Plus jeune, introverti, dans mon coin lors d’une fête, on m’a dit « ne t’inquiète pas c’est normal, les grands de taille ne savent pas danser ». J’ai pris ça comme un défi. J’ai considéré qu’on ne pouvait pas affirmer une telle chose.
Je m’essaie aux danses populaires du Cameroun, puis prends mon premier cours de danse Hip hop à mon arrivé en France. Le défi est devenu une passion. On m’a alors dit que mes mouvements étaient beaux à voir parce que j’étais grand justement, je prenais de l’espace. On me disait que cela rendait mon corps généreux. J’ai trouvé ça magique, je me sentais libre.
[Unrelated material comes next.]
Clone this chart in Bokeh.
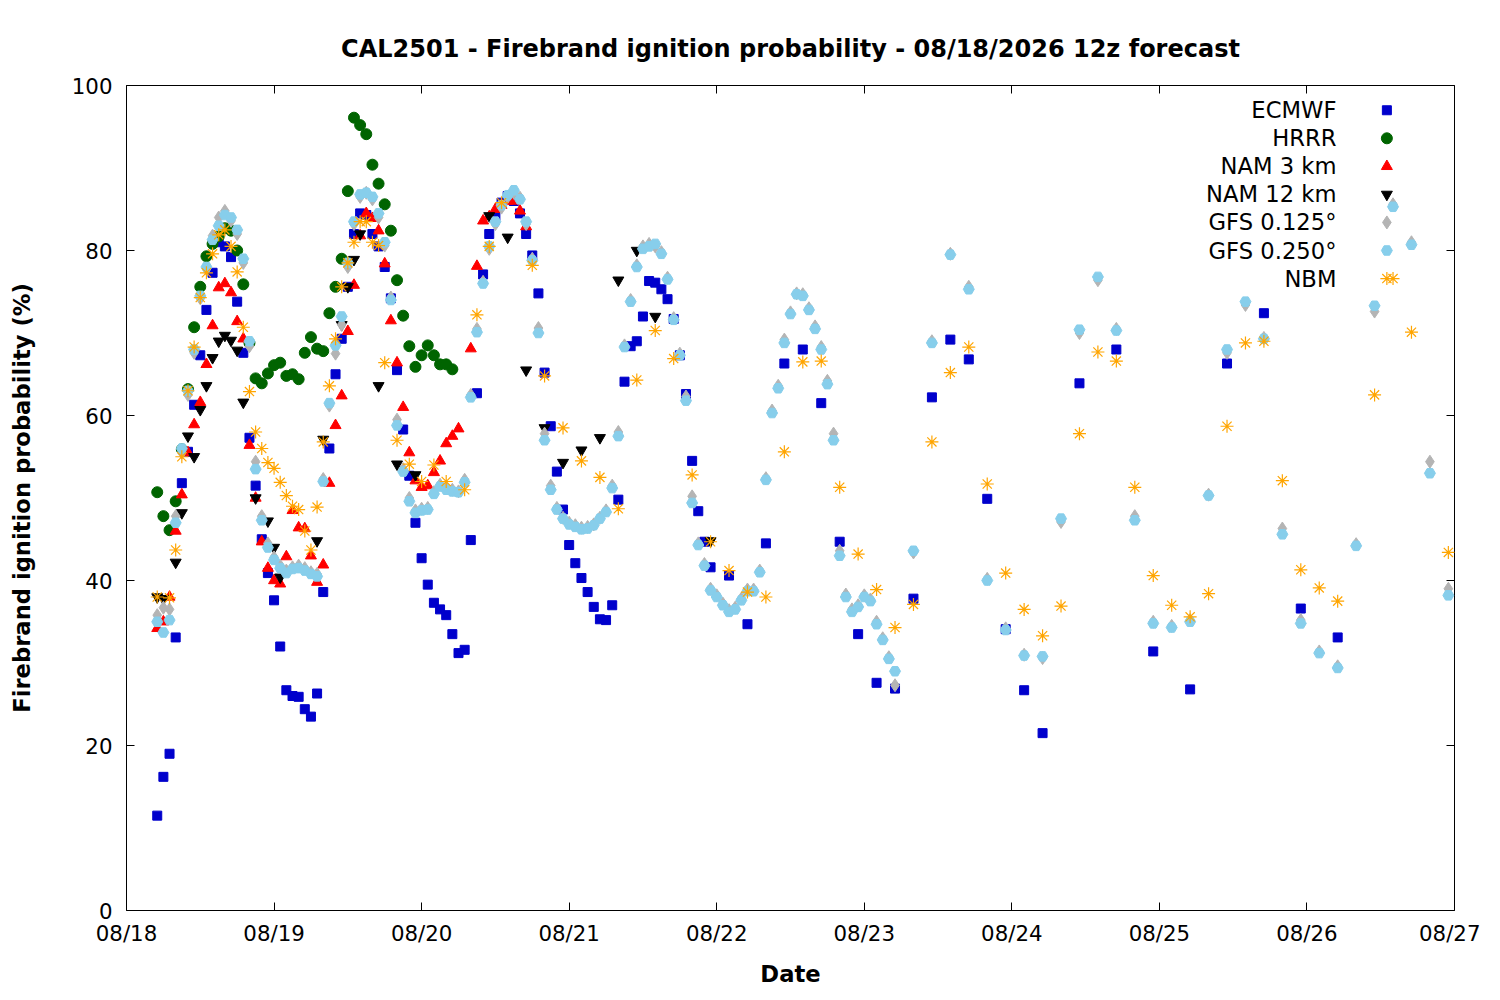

Le Hip Hop, c’est « comment tu intellectualises ta situation, comment tu la transformes pour aller de l’avant » . Cette mentalité perdure depuis quarante ans et ce quel que soient les contextes, le théatre ou la rue. C’est dans le fond qu’on reste Hip Hop, même si la forme change parce que le monde évolue. La base, c’est « Peace Unity Love & Having Fun ». Des fois, on le dit juste parce que c’est stylé. Mais si tu décortiques les mots, tu comprends le fond du Hip Hop.